In general, given $n$ saddle points, I feel like I'd just want to cut along a disk of the surface to separate it into two pieces, each having fewer than $n$ saddles and cap it off with a disk (and possibly smooth things out if necessary, which will not introduce an extra saddle); appealing to the inductive hypothesis, I'd fill in each piece with a ball; since the regions can be put back together along a bounding disk, I fill the whole thing in with a ball.
I apologize for the length of this post, but if someone could tell me if I've got a good idea of what's going on and help me clear up some of these issues, I'd appreciate it a lot.
 A: First, you're on the right track. 
For question 1, without the notes handy, I can't tell you anything, but what you wrote sure seems plausible. 
Q 2: I'm assuming that you can show that near the min, you have something that's topologically a half-disk: send $(x, y, z)$ in the antarctic region of $S^2$ to the point 
$(x', y', z')$ of $3-space$, where $z' = h(p_0) + z$, and $(x', y', z')$ is a point with $uv$-coordinates $(x, y)$.  
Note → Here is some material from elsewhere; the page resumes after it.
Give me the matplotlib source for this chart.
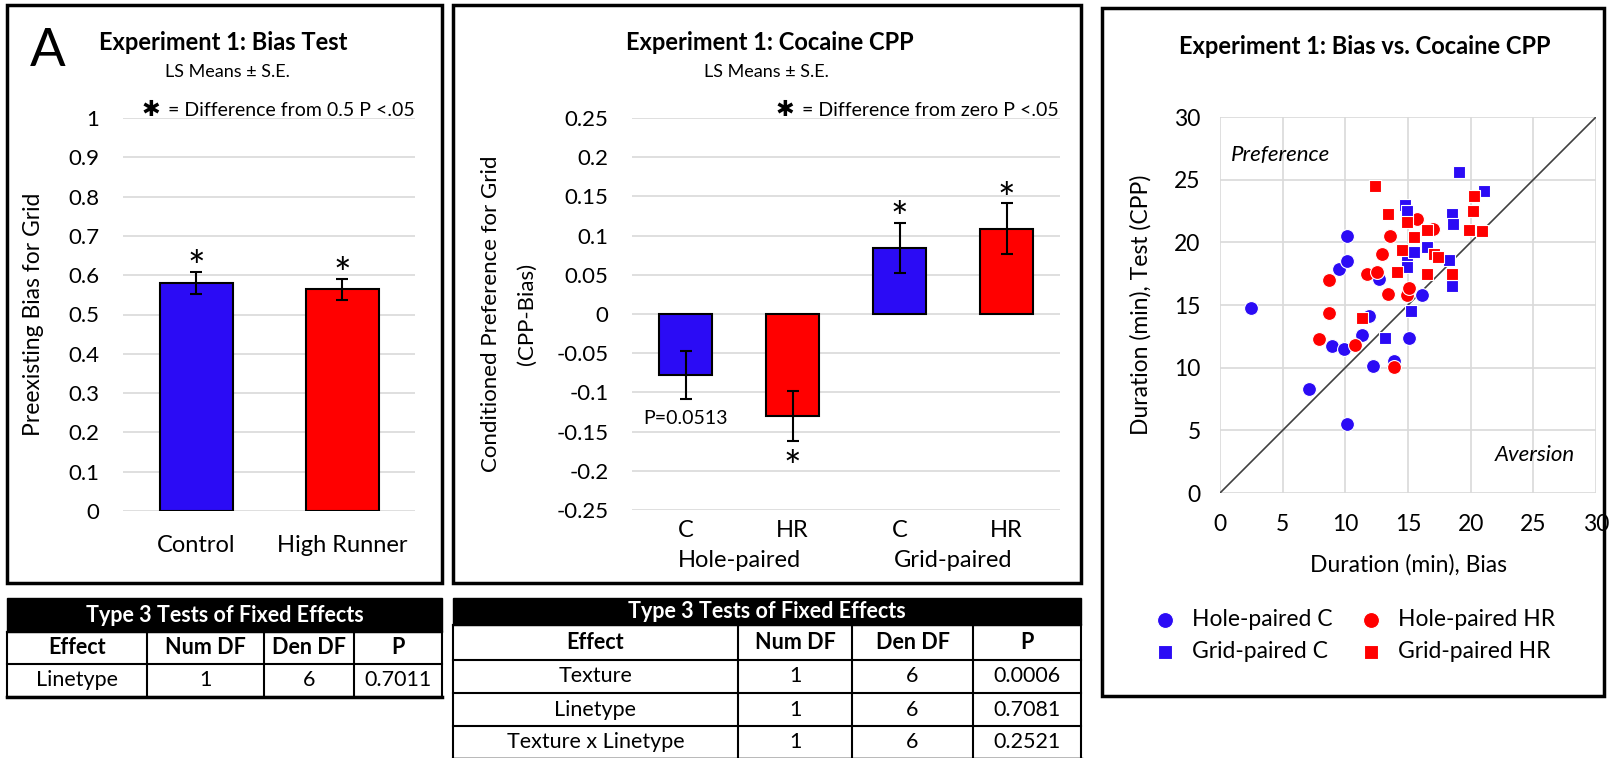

The same idea works for the arctic. And in between, the slices of your surface are all circles, which each bound a disk in the slice-plane, so you have a nice map from $D^2 \times I$ to this space. Now there's also a nice map from $D^2 \times I$ to the temperate zone of $S^2$, and you're done. 
Q3: This does sound like what you should do, but Alexander's argument is quite a lot more subtle. It's worth reading the original article in the Proc. of the Nat'l Acad of Sciences (I think!). He argues that in any non-critical slice, you have a collection of circles, and that there's an "innermost circle" which must bound a disk in the slice plane that meets no other slice curve. You cut the surface along the innermost circle and glue in two copies of the disk -- one slightly above and one slightly below the plane. Now  you have TWO surfaces, each with simpler slices than before. They must (by induction) both bound balls, and their union (along the two disks) therefore bounds a ball. 
I know this is kind of informal, but Alexander's argument is even more so. 
What's neat is that Alexander also showed that an embedded torus bounds a $D^2 \times S^1$ on at least one side. But of course a 2-holed torus need not do so, and it's a good exercise to see where his argument breaks down in that case.